Jean-Jacques Bonvin, né en Suisse en 1951 et qui a vécu à New York de 1976 à 1979, étudiant la danse chez Merce Cunningham, a découvert l'ensemble de la Beat Generation d'abord par la lecture de Off the Road de Carolyn Cassady. Remontant le temps, il est finalement devenu un fin spécialiste de ses écrivains et de la sensibilité du groupe. Il l'a comprise, il la décrit de l'intérieur dans une composition dont les éléments doivent aussi beaucoup à sa connaissance viscérale de la musique contemporaine. Notons qu'il a créé le Festival de poésie sonore de Genève en 1983, aujourd'hui Roaratorio. Jean-Jacques Bonvin se plaît aux États-Unis : c'est là aussi qu'il situe les personnages de son dernier ouvrage Larsen, également publié aux Éditions Allia. Nous y reviendrons.

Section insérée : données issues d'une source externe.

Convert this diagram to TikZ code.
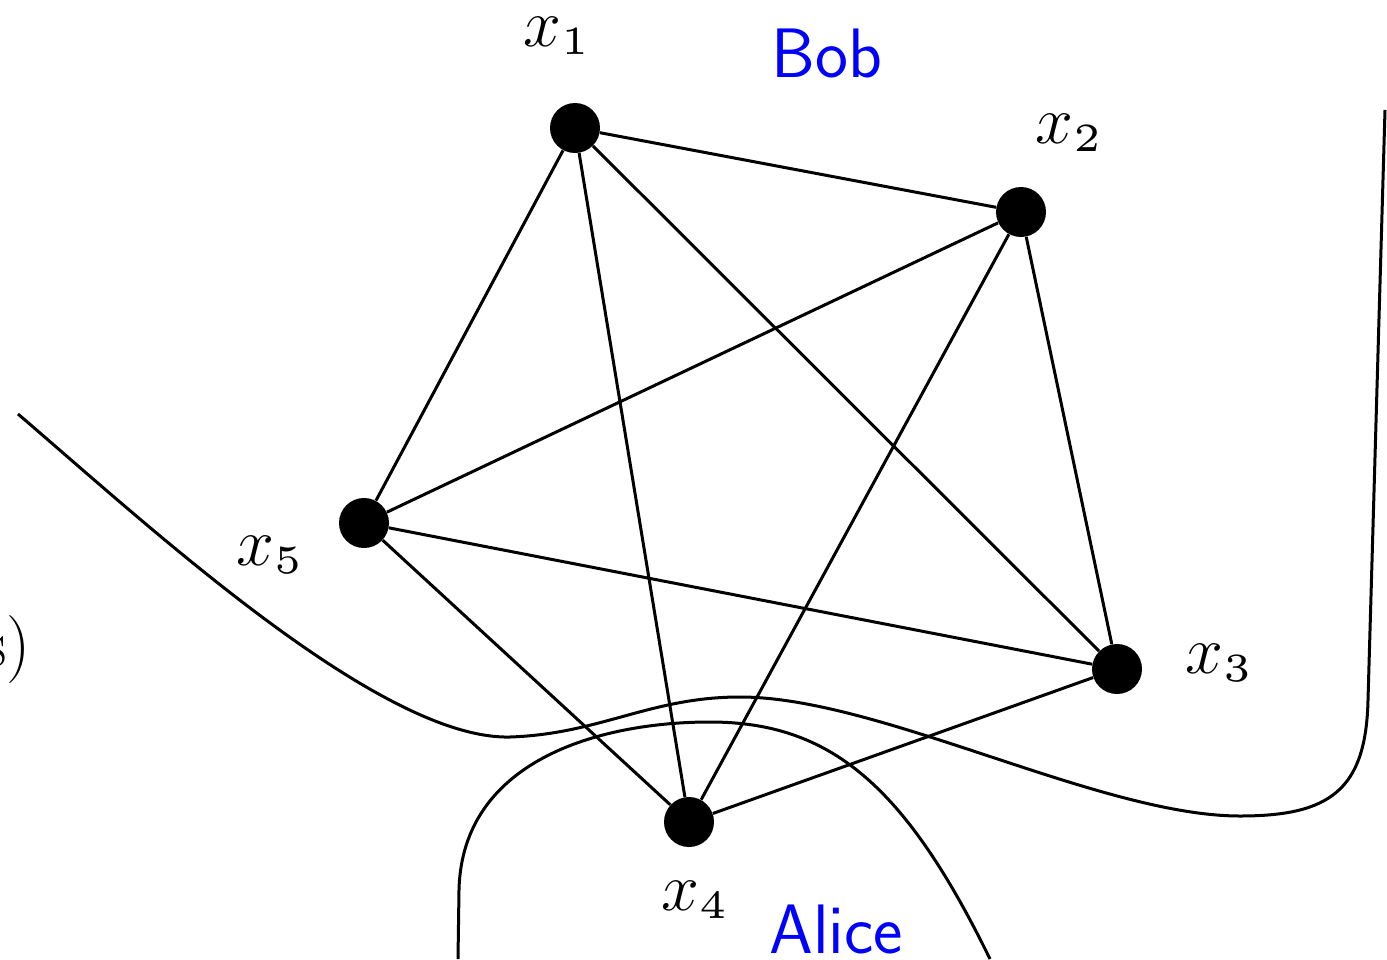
\documentclass[tikz,border=0pt]{standalone}
\DeclareFontShape{OML}{cmm}{m}{it}{<-6>cmmi5 <6-7>cmmi6 <7-8>cmmi7 <8-9>cmmi8 <9-10>cmmi9 <10-12>cmmi10 <12->cmmi12}{}
\DeclareFontShape{OT1}{cmr}{m}{n}{<-22>cmr5 <22->cmr12}{}
\DeclareMathSizes{34}{34}{20}{14}
\begin{document}
\begin{tikzpicture}[x=0.5pt,y=-0.5pt,
  vtx/.style={circle,fill=black,inner sep=0pt,minimum size=25pt},
  edge/.style={line width=1.5pt},
  region/.style={line width=1.5pt},
  lbl/.style={inner sep=0pt,font=\fontsize{34}{40}\selectfont},
  who/.style={inner sep=0pt,text=blue,font=\fontsize{35}{40}\selectfont\sffamily}]
\useasboundingbox (0,0) rectangle (1387,959);
% region curves
\draw[region] (18,414) .. controls (150,527) and (380,740) .. (510,737)
  .. controls (600,734) and (650,697) .. (740,697)
  .. controls (880,697) and (1100,816) .. (1240,816)
  .. controls (1330,816) and (1366,790) .. (1368,700) -- (1385,110);
\draw[region] (458,959) -- (459,890) .. controls (462,760) and (600,722) .. (710,722)
  .. controls (830,722) and (905,785) .. (990,959);
% vertices
\node[vtx] (x1) at (575,128) {};
\node[vtx] (x2) at (1021,212) {};
\node[vtx] (x3) at (1117,669) {};
\node[vtx] (x4) at (689,822) {};
\node[vtx] (x5) at (364,523) {};
% edges
\draw[edge] (x1) -- (x2);
\draw[edge] (x1) -- (x3);
\draw[edge] (x1) -- (x4);
\draw[edge] (x1) -- (x5);
\draw[edge] (x2) -- (x3);
\draw[edge] (x2) -- (x4);
\draw[edge] (x2) -- (x5);
\draw[edge] (x3) -- (x4);
\draw[edge] (x3) -- (x5);
\draw[edge] (x4) -- (x5);
% labels
\node[lbl,anchor=base west] (l1) at (523,46) {$x_1$};
\node[lbl,anchor=base west] (l2) at (1035,143) {$x_2$};
\node[lbl,anchor=base west] (l3) at (1185,673) {$x_3$};
\node[lbl,anchor=base west] (l4) at (661,910) {$x_4$};
\node[lbl,anchor=base west] (l5) at (236,565) {$x_5$};
\node[who,anchor=base west] (bob) at (771,77) {Bob};
\node[who,anchor=base west] (alice) at (769,953) {Alice};
\node[lbl,anchor=base east] (cut) at (31,666) {s)};
\end{tikzpicture}
\end{document}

À Marseille, le 13 avril 2013, Jean-Jacques Bonvin lisait Ballast. Nous étions à La mille et unième nuit du Colloque à Tanger organisé par le CENTRE INTERNATIONAL DE POÉSIE MARSEILLE. John Giorno avait également évoqué, au cours de ce Colloque, le souvenir finalement heureux de la mort de Burroughs, son ami, apaisé en ses derniers moments, au bout d'une vie tendue, tourmentée. Il ne s'était jamais, à aucun moment libéré de ce moment tragique où, par erreur, il avait tiré et manqué cette pomme. Lecture émouvante : Kerouac vidé de son sang, c'est le dernier mouvement d'une variation à quatre voix sur le thème du rêve cassé sec, du vol époumoné dans la tempête de fleurs, sur le thème aussi de la joie qui courait en filigrane dans les revendications les plus entêtées alors faites à la vie puisqu'on voulait le monde en cessation de commerce... Des nuits entières entourent ces hommes qui marchent comme ploie la flamme d'une bougie dans le vent.

Il nous reste à remercier et Gérard-Georges Lemaire et Emmanuel Ponsart et François Lagarde - dont l'exposition des photos a servi de cadre à cet événement - et tous ceux grâce à qui ont pu être entendues des voix mises en écho de ce nouvel hommage à Brion Gysin & William Burroughs presque quarante ans après celui qui leur fut offert à Genève en 1975.